RemoteSensing遥感影像分割，多波段train_demo.py报错 #297

KuntaHu · 2020-06-19T16:08:13Z

您好，按照教程，将多波段转为npy格式保存好。同时配置好了数据文件格式。
因为输入有6个波段所以训练时候设置为--channel 6，然后运行train_demo.py
有如下报错：

2020-06-19 23:58:38 [INFO] 40 samples in file data/dataset/train.txt
2020-06-19 23:58:38 [INFO] 30 samples in file data/dataset/val.txt
W0619 23:58:39.167647 1220 device_context.cc:237] Please NOTE: device: 0, CUDA Capability: 70, Driver API Version: 10.1, Runtime API Version: 9.0
W0619 23:58:39.171162 1220 device_context.cc:245] device: 0, cuDNN Version: 7.3.
2020-06-19 23:58:40,660-INFO: Instantiated empty configuration.
HDFS initialization failed, please check if .hdfscli，cfg exists.
Exception in thread Thread-6:
Traceback (most recent call last):
File "/opt/conda/envs/python35-paddle120-env/lib/python3.7/threading.py", line 926, in _bootstrap_inner
self.run()
File "/opt/conda/envs/python35-paddle120-env/lib/python3.7/threading.py", line 870, in run
self._target(*self._args, **self._kwargs)
File "/home/aistudio/contrib/RemoteSensing/readers/base.py", line 85, in handle_worker
r = mapper(sample[0], sample[1], sample[2])
File "/home/aistudio/contrib/RemoteSensing/transforms/transforms.py", line 68, in call
outputs = op(im, im_info, label)
File "/home/aistudio/contrib/RemoteSensing/transforms/transforms.py", line 488, in call
im = normalize(im, self.min_val, self.max_val, mean, std)
File "/home/aistudio/contrib/RemoteSensing/transforms/ops.py", line 25, in normalize
im = (im.astype(np.float32, copy=False) - min_value) / range_value
ValueError: operands could not be broadcast together with shapes (256,256,6) (3,)

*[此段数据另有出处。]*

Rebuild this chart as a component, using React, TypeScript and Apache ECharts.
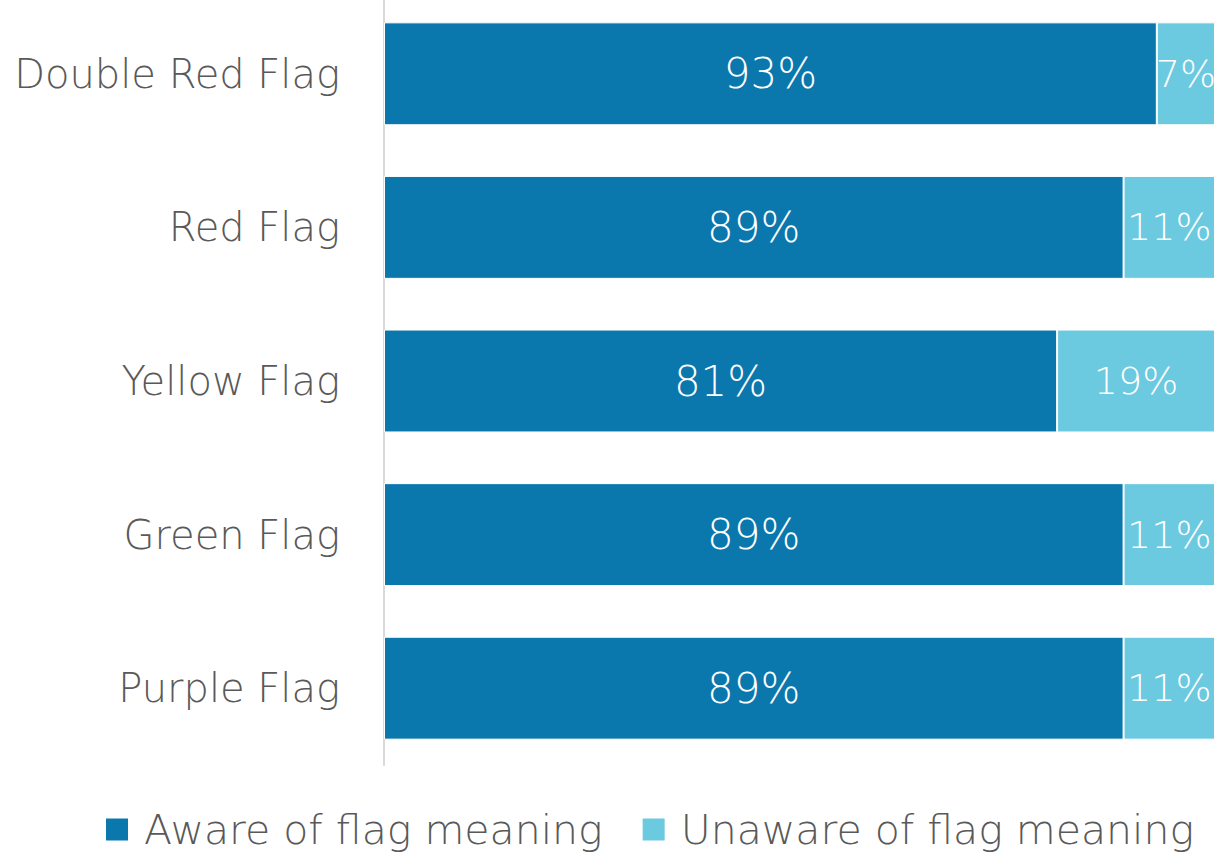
import React, { useEffect, useRef } from "react";
import * as echarts from "echarts";

const categories = ["Double Red Flag", "Red Flag", "Yellow Flag", "Green Flag", "Purple Flag"];
const aware = [93, 89, 81, 89, 89];
const unaware = [7, 11, 19, 11, 11];
const seriesNames = ["Aware of flag meaning", "Unaware of flag meaning"];

const FONT = "'DejaVu Sans', sans-serif";
const WEIGHT = 200;

export default function App() {
  const ref = useRef<HTMLDivElement>(null);
  useEffect(() => {
    document.body.style.margin = "0";
    const chart = echarts.init(ref.current!, undefined, { renderer: "svg" });
    const makeLabel = (size: number) => ({
      show: true,
      position: "inside",
      color: "#ffffff",
      fontSize: size,
      fontWeight: WEIGHT,
      fontFamily: FONT,
      formatter: (p: any) => p.value + "%",
    });
    chart.setOption({
      animation: false,
      textStyle: { fontFamily: FONT },
      grid: { left: 384, right: 0, top: 0, height: 768 },
      xAxis: {
        type: "value",
        min: 0,
        max: 100,
        show: false,
      },
      yAxis: {
        type: "category",
        data: categories,
        inverse: true,
        axisLine: { show: true, lineStyle: { color: "#d9d9d9", width: 2 } },
        axisTick: { show: false },
        axisLabel: { color: "#595959", fontSize: 40, fontWeight: WEIGHT, fontFamily: FONT, margin: 44 },
      },
      legend: {
        bottom: 0,
        left: 99,
        itemWidth: 24,
        itemHeight: 24,
        itemGap: 38,
        icon: "rect",
        textStyle: { color: "#595959", fontSize: 41, fontWeight: WEIGHT, fontFamily: FONT, padding: [0, 0, 0, 10] },
        data: seriesNames,
      },
      series: [
        {
          name: seriesNames[0],
          type: "bar",
          stack: "total",
          data: aware,
          barCategoryGap: "33%",
          itemStyle: { color: "#0A77AD", borderColor: "#ffffff", borderWidth: 1 },
          label: makeLabel(42),
        },
        {
          name: seriesNames[1],
          type: "bar",
          stack: "total",
          data: unaware,
          itemStyle: { color: "#6BC9E0", borderColor: "#ffffff", borderWidth: 1 },
          label: makeLabel(38),
        },
      ],
    });
    return () => chart.dispose();
  }, []);
  return <div ref={ref} style={{ width: 1215, height: 858, position: "relative", top: -3 }} />;
}
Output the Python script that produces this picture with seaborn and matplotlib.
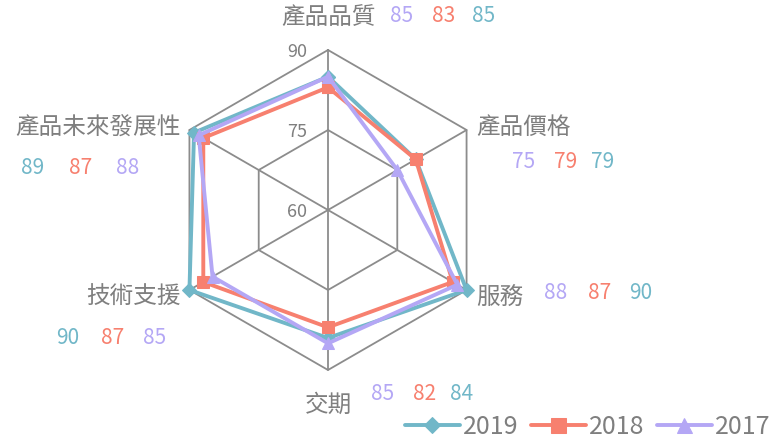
import numpy as np
import pandas as pd
import matplotlib
matplotlib.use("Agg")
import matplotlib.pyplot as plt
import seaborn as sns

categories = ["產品品質", "產品價格", "服務", "交期", "技術支援", "產品未來發展性"]
years = ["2019", "2018", "2017"]
v2019 = [85, 79, 90, 84, 90, 89]
v2018 = [83, 79, 87, 82, 87, 87]
v2017 = [85, 75, 88, 85, 85, 88]
ticks = [60, 75, 90]

r_min, r_max = 60, 90
colors = {"2019": "#71B7C8", "2018": "#F7806F", "2017": "#B4A7F5"}
markers = {"2019": "D", "2018": "s", "2017": "^"}
msizes = {"2019": 7, "2018": 9, "2017": 9}
text_gray = "#7F7F7F"
grid_gray = "#8C8C8C"

sns.set_style("white")
plt.rcParams["font.family"] = ["Noto Sans CJK TC", "DejaVu Sans"]

W, H = 776, 445
cx, cy, R = 328, 210, 160
fig = plt.figure(figsize=(W / 100, H / 100), dpi=100)
ax = fig.add_axes([0, 0, 1, 1])
ax.set_xlim(-cx / R, (W - cx) / R)
ax.set_ylim(-(H - cy) / R, cy / R)
ax.axis("off")


def px(x, y):
    return (x - cx) / R, (cy - y) / R


angles = np.deg2rad(90 - 60 * np.arange(len(categories)))

# grid: hexagons and spokes
for t in ticks[1:]:
    rr = (t - r_min) / (r_max - r_min)
    hx = np.append(rr * np.cos(angles), rr * np.cos(angles[0]))
    hy = np.append(rr * np.sin(angles), rr * np.sin(angles[0]))
    ax.plot(hx, hy, color=grid_gray, lw=1.3, zorder=1)
for a in angles:
    ax.plot([0, np.cos(a)], [0, np.sin(a)], color=grid_gray, lw=1.3, zorder=1)

for t in ticks:
    rr = (t - r_min) / (r_max - r_min)
    ax.text(-0.13, rr - 0.01, str(t), ha="right", va="center",
            fontsize=13, color=text_gray)

# series (estimator=None so points sharing an x are not averaged)
series = {"2019": v2019, "2018": v2018, "2017": v2017}
for i, yr in enumerate(years):
    vals = np.array(series[yr], dtype=float)
    rr = (vals - r_min) / (r_max - r_min)
    df = pd.DataFrame({"x": rr * np.cos(angles), "y": rr * np.sin(angles)})
    df = pd.concat([df, df.iloc[[0]]], ignore_index=True)
    sns.lineplot(data=df, x="x", y="y", sort=False, estimator=None, ax=ax,
                 color=colors[yr], lw=2.8, marker=markers[yr],
                 markersize=msizes[yr], markeredgecolor=colors[yr],
                 label=yr, zorder=3 + i)

# category labels and value annotations
label_pos = [(329, 18, "center"), (476, 127, "left"), (476, 297, "left"),
             (328, 405, "center"), (181, 297, "right"), (181, 128, "right")]
value_order = [["2017", "2018", "2019"], ["2017", "2018", "2019"],
               ["2017", "2018", "2019"], ["2017", "2018", "2019"],
               ["2019", "2018", "2017"], ["2019", "2018", "2017"]]
value_x = [[402, 444, 484], [524, 566, 603], [556, 600, 641],
           [383, 425, 462], [68, 113, 155], [33, 81, 128]]
value_y = [16, 162, 293, 394, 338, 168]

for k, cat in enumerate(categories):
    lx, ly, ha = label_pos[k]
    x, y = px(lx, ly)
    ax.text(x, y, cat, ha=ha, va="center", fontsize=17, color=text_gray)
    for j, yr in enumerate(value_order[k]):
        x, y = px(value_x[k][j], value_y[k])
        ax.text(x, y, str(series[yr][k]), ha="center", va="center",
                fontsize=15, color=colors[yr])

leg = ax.legend(loc="lower right", bbox_to_anchor=(1.012, -0.022), ncol=3,
                frameon=False, fontsize=18, handlelength=2.2,
                handletextpad=0.12, columnspacing=0.5, borderaxespad=0.2,
                markerscale=1.2)
for t in leg.get_texts():
    t.set_color(text_gray)

fig.savefig("out.png", dpi=100)
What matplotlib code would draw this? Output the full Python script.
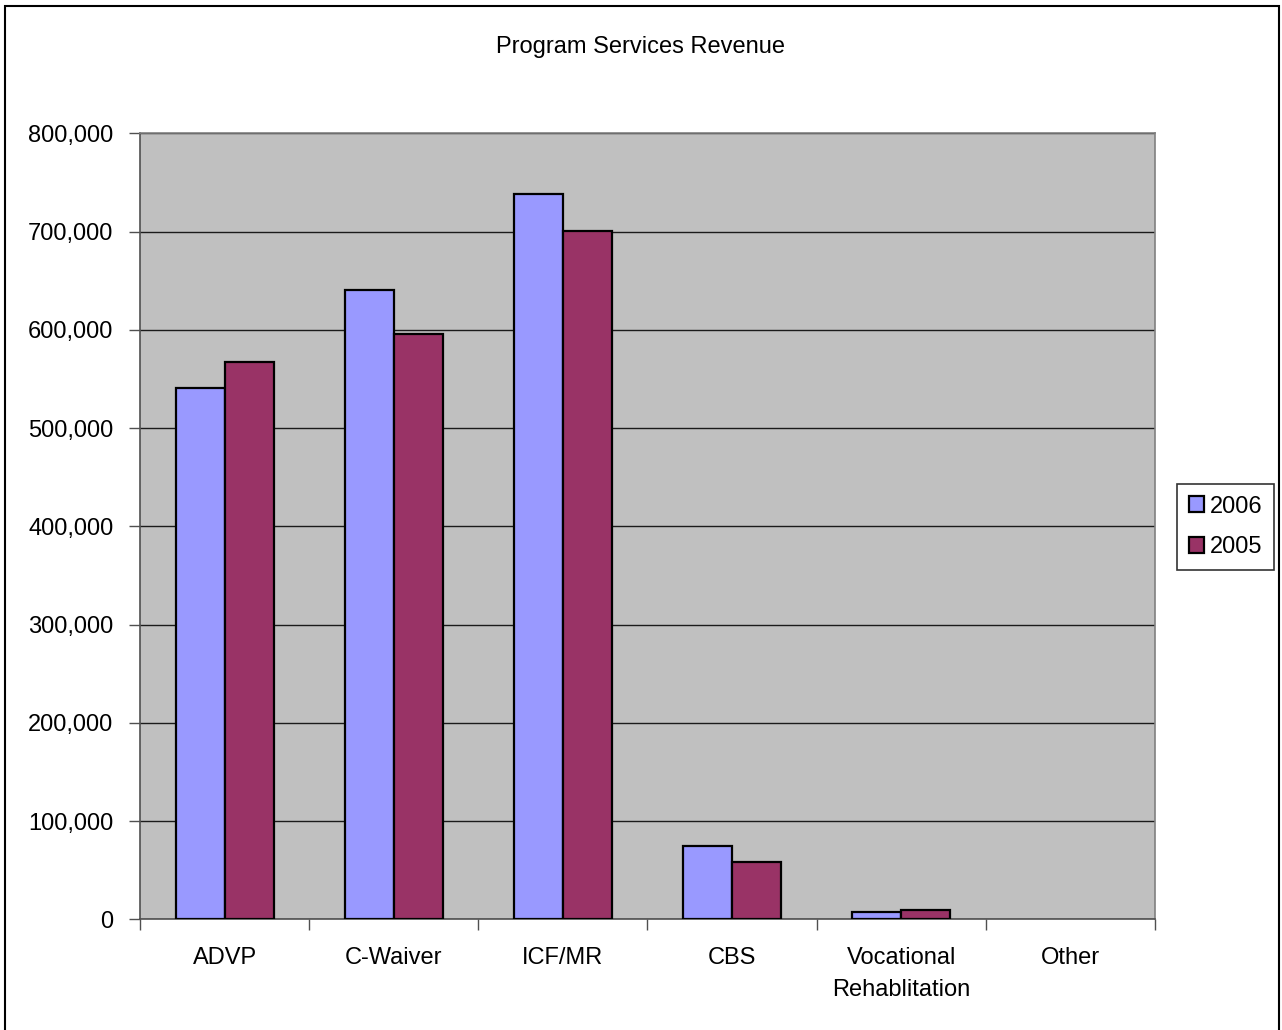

后来尝试选取3个波段，保存为npy格式，将--channel设置为3，重新读取数据，运行正确。说明我的数据文件格式是正确的。难道train_demo.py只能设定3波段输入？请问如何输入多波段呢？

谢谢！

KuntaHu · 2020-06-20T09:00:19Z

后来查明原因，是因为我自备的数据已经归一化了，然后transoforms里面的normalize报错。需要将数据集转为0-255，但是标注集还是0-1的单通道图片。这样就可以运行通过了。但是当我运行train_demo的时候（将数据换成自制的多通道数据），想fine-tune Unet模型时候，loss不下降，维持在1左右，同时IoU一直未0.5，kappa为-1。利用训练之后的模型预测结果都是0.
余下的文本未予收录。